Sociology Department Colloquium: Christopher Muller

Date
Thu June 1st 2017, 12:30 - 1:45pm
Location
Mendenhall 101
Sociology Department Colloquium: Christopher Muller

Please join us for a colloquium being given by Christopher Muller, Assistant Professor of Sociology at the University of California, Berkeley.

Tenancy, Marriage, and the Boll Weevil Infestation, 1892–1930

In the early twentieth century, the cotton-growing regions of the U.S. South were dominated by families of tenant farmers. Tenant farming created opportunities and incentives for prospective tenants to marry at young ages. These opportunities and incentives especially affected African Americans, who had few alternatives to working as tenants. Using complete-count Census of Population data from 1900–1930 and Census of Agriculture data from 1889–1929, we find that increases in tenancy over time increased the prevalence of marriage among young African Americans.

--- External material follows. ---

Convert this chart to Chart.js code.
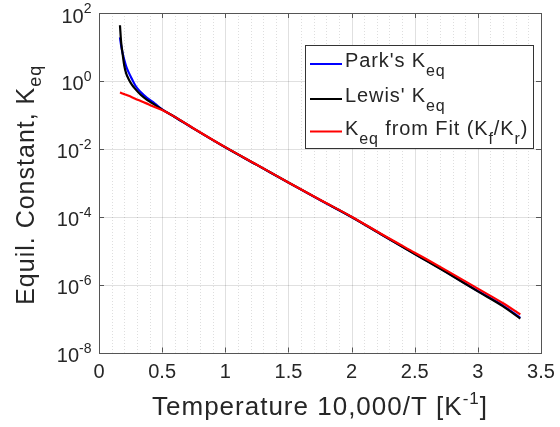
<!DOCTYPE html>
<html>
<head>
<meta charset="utf-8">
<style>
  html, body { margin: 0; padding: 0; background: #fff; }
  canvas { display: block; }
</style>
<script src="https://cdn.jsdelivr.net/npm/chart.js@4.4.1/dist/chart.umd.min.js"></script>
</head>
<body>
<canvas id="keq" width="560" height="427"></canvas>
<script>
// 10,000/T values shared by all three curves
const invT = [0.166, 0.175, 0.185, 0.2, 0.215, 0.235, 0.26, 0.29, 0.33, 0.38, 0.44, 0.5,
              0.6, 0.75, 1.0, 1.25, 1.5, 1.75, 2.0, 2.25, 2.5, 2.75, 3.0, 3.2, 3.336];

const parkK  = [19.1, 11.2, 7.08, 4.17, 2.69, 1.78, 1.15, 0.708, 0.468, 0.316, 0.219, 0.145,
                0.0865, 0.0392, 0.0110, 3.36e-3, 1.01e-3, 3.12e-4, 9.8e-5, 2.8e-5, 8.1e-6,
                2.35e-6, 6.46e-7, 2.40e-7, 1.05e-7];
const lewisK = [43.7, 14.1, 7.08, 2.82, 1.66, 1.12, 0.776, 0.562, 0.389, 0.275, 0.200, 0.143,
                0.0865, 0.0393, 0.0111, 3.37e-3, 1.015e-3, 3.13e-4, 9.85e-5, 2.8e-5, 8.0e-6,
                2.3e-6, 6.31e-7, 2.29e-7, 1.0e-7];
const fitK   = [0.457, 0.442, 0.427, 0.407, 0.389, 0.363, 0.331, 0.295, 0.257, 0.214, 0.170, 0.138,
                0.0871, 0.0398, 0.0112, 3.39e-3, 1.02e-3, 3.16e-4, 1.0e-4, 2.88e-5, 8.71e-6,
                2.63e-6, 7.59e-7, 2.82e-7, 1.32e-7];

const xTicks = [0, 0.5, 1, 1.5, 2, 2.5, 3, 3.5];
const xTickLabels = ["0", "0.5", "1", "1.5", "2", "2.5", "3", "3.5"];
const yExps = [2, 0, -2, -4, -6, -8];

const FONT = '"Liberation Sans", Arial, Helvetica, sans-serif';
const TXT = "#262626";

function pts(ys) {
    return invT.map((x, i) => ({ x: x, y: ys[i] }));
}

// draws a run of [text, size, dy] pieces, returns total width
function pieces(ctx, list, x, y, draw, spacing) {
    let w = 0;
    if ("letterSpacing" in ctx) ctx.letterSpacing = (spacing || 0) + "px";
    list.forEach((p) => {
        ctx.font = p[1] + "px " + FONT;
        if (draw) ctx.fillText(p[0], x + w, y + (p[2] || 0));
        w += ctx.measureText(p[0]).width;
    });
    if ("letterSpacing" in ctx) ctx.letterSpacing = "0px";
    return w;
}

const decor = {
    id: "decor",
    beforeDatasetsDraw(chart) {
        const ctx = chart.ctx;
        const a = chart.chartArea;
        const xs = chart.scales.x, ys = chart.scales.y;
        ctx.save();
        // minor dotted x grid
        ctx.strokeStyle = "rgba(0,0,0,0.13)";
        ctx.lineWidth = 1;
        ctx.setLineDash([1, 2]);
        for (let i = 1; i < 35; i++) {
            if (i % 5 === 0) continue;
            const px = Math.round(xs.getPixelForValue(i / 10)) + 0.5;
            ctx.beginPath(); ctx.moveTo(px, a.top); ctx.lineTo(px, a.bottom); ctx.stroke();
        }
        ctx.setLineDash([]);
        ctx.strokeStyle = "rgba(0,0,0,0.12)";
        xTicks.forEach((v) => {
            const px = Math.round(xs.getPixelForValue(v)) + 0.5;
            ctx.beginPath(); ctx.moveTo(px, a.top); ctx.lineTo(px, a.bottom); ctx.stroke();
        });
        yExps.forEach((e) => {
            const py = Math.round(ys.getPixelForValue(Math.pow(10, e))) + 0.5;
            ctx.beginPath(); ctx.moveTo(a.left, py); ctx.lineTo(a.right, py); ctx.stroke();
        });
        ctx.restore();
    },
    afterDraw(chart) {
        const ctx = chart.ctx;
        const a = chart.chartArea;
        const xs = chart.scales.x, ys = chart.scales.y;
        ctx.save();
        // box and inward ticks
        ctx.strokeStyle = "#555";
        ctx.lineWidth = 1;
        ctx.strokeRect(Math.round(a.left) + 0.5, Math.round(a.top) + 0.5,
                       Math.round(a.right - a.left), Math.round(a.bottom - a.top));
        ctx.beginPath();
        xTicks.forEach((v) => {
            const px = Math.round(xs.getPixelForValue(v)) + 0.5;
            ctx.moveTo(px, a.bottom); ctx.lineTo(px, a.bottom - 5);
            ctx.moveTo(px, a.top); ctx.lineTo(px, a.top + 5);
        });
        yExps.forEach((e) => {
            const py = Math.round(ys.getPixelForValue(Math.pow(10, e))) + 0.5;
            ctx.moveTo(a.left, py); ctx.lineTo(a.left + 5, py);
            ctx.moveTo(a.right, py); ctx.lineTo(a.right - 5, py);
        });
        ctx.stroke();

        ctx.fillStyle = TXT;
        ctx.textBaseline = "alphabetic";
        // x tick labels
        ctx.font = "20px " + FONT;
        ctx.textAlign = "center";
        xTicks.forEach((v, i) => {
            ctx.fillText(xTickLabels[i], xs.getPixelForValue(v), 378);
        });
        // y tick labels 10^n
        ctx.textAlign = "left";
        yExps.forEach((e) => {
            const py = ys.getPixelForValue(Math.pow(10, e));
            const list = [["10", 20, 0], [String(e), 14, -9.5]];
            const w = pieces(ctx, list, 0, 0, false);
            pieces(ctx, list, 91.5 - w, py + 9.5, true);
        });

        // x title
        const xt = [["Temperature 10,000/T [K", 26, 0], ["-1", 17, -11], ["]", 26, 0]];
        const xw = pieces(ctx, xt, 0, 0, false, 1);
        pieces(ctx, xt, (a.left + a.right) / 2 - xw / 2, 415, true, 1);

        // y title (rotated)
        ctx.save();
        ctx.translate(33.5, (a.top + a.bottom) / 2 + 2);
        ctx.rotate(-Math.PI / 2);
        const yt = [["Equil. Constant, K", 25, 0], ["eq", 18, 7]];
        const yw = pieces(ctx, yt, 0, 0, false, 1);
        pieces(ctx, yt, -yw / 2, 0, true, 1);
        ctx.restore();

        // legend
        ctx.fillStyle = "#fff";
        ctx.fillRect(305, 45, 228, 103);
        ctx.strokeStyle = "#333";
        ctx.strokeRect(305.5, 45.5, 228, 103);
        const rows = [
            { color: "#0000ff", y: 64, txt: [["Park's K", 20, 0], ["eq", 16, 9]] },
            { color: "#000000", y: 99, txt: [["Lewis' K", 20, 0], ["eq", 16, 9]] },
            { color: "#ff0000", y: 131.5, txt: [["K", 20, 0], ["eq", 16, 9], [" from Fit (K", 20, 0],
                                               ["f", 16, 9], ["/K", 20, 0], ["r", 16, 9], [")", 20, 0]] }
        ];
        rows.forEach((r) => {
            ctx.strokeStyle = r.color;
            ctx.lineWidth = 2;
            ctx.beginPath(); ctx.moveTo(310, r.y); ctx.lineTo(342, r.y); ctx.stroke();
            ctx.fillStyle = TXT;
            pieces(ctx, r.txt, 345, r.y + 3, true, 0.9);
        });
        ctx.restore();
    }
};

new Chart(document.getElementById("keq"), {
    type: "scatter",
    data: {
        datasets: [
            { label: "Park's Keq", data: pts(parkK), borderColor: "#0000ff", order: 3 },
            { label: "Lewis' Keq", data: pts(lewisK), borderColor: "#000000", order: 2 },
            { label: "Keq from Fit (Kf/Kr)", data: pts(fitK), borderColor: "#ff0000", order: 1 }
        ]
    },
    options: {
        responsive: false,
        animation: false,
        showLine: true,
        elements: {
            point: { radius: 0 },
            line: { borderWidth: 2.2, tension: 0.3, cubicInterpolationMode: "monotone" }
        },
        layout: { padding: { left: 99, top: 13, right: 19, bottom: 74.5 } },
        plugins: { legend: { display: false }, tooltip: { enabled: false } },
        scales: {
            x: { type: "linear", min: 0, max: 3.5, display: false },
            y: { type: "logarithmic", min: 1e-8, max: 1e2, display: false }
        }
    },
    plugins: [decor]
});
</script>
</body>
</html>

We then study how marriage was affected by one of the most notorious disruptions to southern agriculture at the turn of the century: the boll weevil infestation of 1892–1922. Using historical Department of Agriculture maps, we show that the boll weevil’s arrival reduced the share of farms worked by tenants as well as the share of African Americans who married at young ages. When the boll weevil infestation altered African Americans’ opportunities and incentives to marry, the share of African Americans who married young fell accordingly. Our results provide new evidence about the effect of economic and political institutions on demographic transformations.